ESPE Abstracts (2019) 92 T1

Circulating miR-451a: A Biomarker to Guide Diagnosis and Treatment of Polycystic Ovary Syndrome in Adolescent Girls

Marta Díaz1,2, Judit Bassols3, Abel López-Bermejo4, Francis de Zegher5, Lourdes Ibáñez1,2


1Institut de Recerca Pediàtric Hospital Sant Joan de Déu, University of Barcelona, Barcelona, Spain. 2Centro de Investigación Biomédica en Red de Diabetes y Enfermedades Metabólicas Asociadas (CIBERDEM), ISCIII, Madrid, Spain. 3Maternal-Fetal Metabolic Research Group, Girona Institute for Biomedical Research (IDIBGI), Girona, Spain. 4Pediatric Endocrinology Research Group, Girona Institute for Biomedical Research (IDIBGI) and Dr. Josep Trueta Hospital, Girona, Spain. 5Department of Development & Regeneration, University of Leuven, Leuven, Belgium


Polycystic ovary syndrome (PCOS) is a prevalent disorder in adolescent girls, commonly driven by hepato-visceral fat excess, usually presenting with hirsutism and menstrual irregularity, and often followed by subfertility and type 2 diabetes.

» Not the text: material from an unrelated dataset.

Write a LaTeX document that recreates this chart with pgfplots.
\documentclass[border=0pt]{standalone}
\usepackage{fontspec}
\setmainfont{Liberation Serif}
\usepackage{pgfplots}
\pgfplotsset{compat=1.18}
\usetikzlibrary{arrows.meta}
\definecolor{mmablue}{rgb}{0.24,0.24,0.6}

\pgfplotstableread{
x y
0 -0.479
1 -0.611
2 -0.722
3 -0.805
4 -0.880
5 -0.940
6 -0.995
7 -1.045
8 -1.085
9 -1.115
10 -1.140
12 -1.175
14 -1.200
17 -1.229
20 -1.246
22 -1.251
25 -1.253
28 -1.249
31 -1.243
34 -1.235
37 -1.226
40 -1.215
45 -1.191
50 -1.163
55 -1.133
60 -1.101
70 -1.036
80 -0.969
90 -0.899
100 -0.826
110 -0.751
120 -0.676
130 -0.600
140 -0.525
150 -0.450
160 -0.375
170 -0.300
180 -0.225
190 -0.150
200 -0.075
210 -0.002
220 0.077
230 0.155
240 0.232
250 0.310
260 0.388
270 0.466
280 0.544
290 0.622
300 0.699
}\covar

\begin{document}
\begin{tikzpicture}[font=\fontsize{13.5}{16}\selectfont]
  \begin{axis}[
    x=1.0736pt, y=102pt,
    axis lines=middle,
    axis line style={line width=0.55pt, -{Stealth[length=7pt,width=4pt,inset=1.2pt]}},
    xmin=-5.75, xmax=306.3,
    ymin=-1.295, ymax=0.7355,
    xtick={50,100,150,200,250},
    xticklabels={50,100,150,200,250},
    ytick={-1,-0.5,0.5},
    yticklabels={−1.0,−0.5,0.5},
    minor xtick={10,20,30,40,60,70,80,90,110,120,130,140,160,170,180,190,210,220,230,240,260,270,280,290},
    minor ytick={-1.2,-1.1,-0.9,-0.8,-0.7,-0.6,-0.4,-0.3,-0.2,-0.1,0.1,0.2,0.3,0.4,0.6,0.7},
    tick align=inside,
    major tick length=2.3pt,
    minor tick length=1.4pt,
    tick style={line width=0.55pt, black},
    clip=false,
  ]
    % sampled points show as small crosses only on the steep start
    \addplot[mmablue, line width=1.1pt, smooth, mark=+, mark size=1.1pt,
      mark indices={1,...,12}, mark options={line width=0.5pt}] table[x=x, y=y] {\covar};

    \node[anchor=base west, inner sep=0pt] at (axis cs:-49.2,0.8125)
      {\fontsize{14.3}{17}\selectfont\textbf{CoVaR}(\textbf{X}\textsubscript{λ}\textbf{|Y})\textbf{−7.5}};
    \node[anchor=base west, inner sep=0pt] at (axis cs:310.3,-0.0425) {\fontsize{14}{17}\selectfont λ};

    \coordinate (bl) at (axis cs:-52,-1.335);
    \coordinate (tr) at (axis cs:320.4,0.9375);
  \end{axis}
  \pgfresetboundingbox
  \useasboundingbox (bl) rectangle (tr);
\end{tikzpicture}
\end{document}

We studied the miRNA profile of adolescent girls with PCOS, and the effects of randomized treatment with an oral contraceptive (OC) or with spironolactone-pioglitazone-metformin (SPIOMET, aiming at loss of hepato-visceral fat excess) for 1 year. Post-treatment ovulation rates were assessed by salivary progesterone. The miRNA profiling was performed by RNA sequencing, differentially expressed miRNAs being validated by qRT-PCR in 13 control and 31 PCOS girls.

Girls with PCOS had markedly reduced concentrations of circulating miR-451a, miR-652-3p, miR-106b-5p and miR-206; pathway enrichment analysis showed that these miRNAs target genes involved in energy homeostasis and cell-cycle control. In the present study, miR-451a could diagnose PCOS (versus a healthy condition) with 100% sensitivity and 100% specificity. SPIOMET (but not OC) was accompanied by on-treatment normalization of the miRNA profile in PCOS girls; miR-451a concentrations after 1 year on OC or SPIOMET treatment associated closely (r=0.66; P<0.0001) with post-treatment ovulation rates.

In conclusion, circulating miR-451a may become a biomarker contributing to guide the diagnosis and treatment of PCOS in adolescent girls.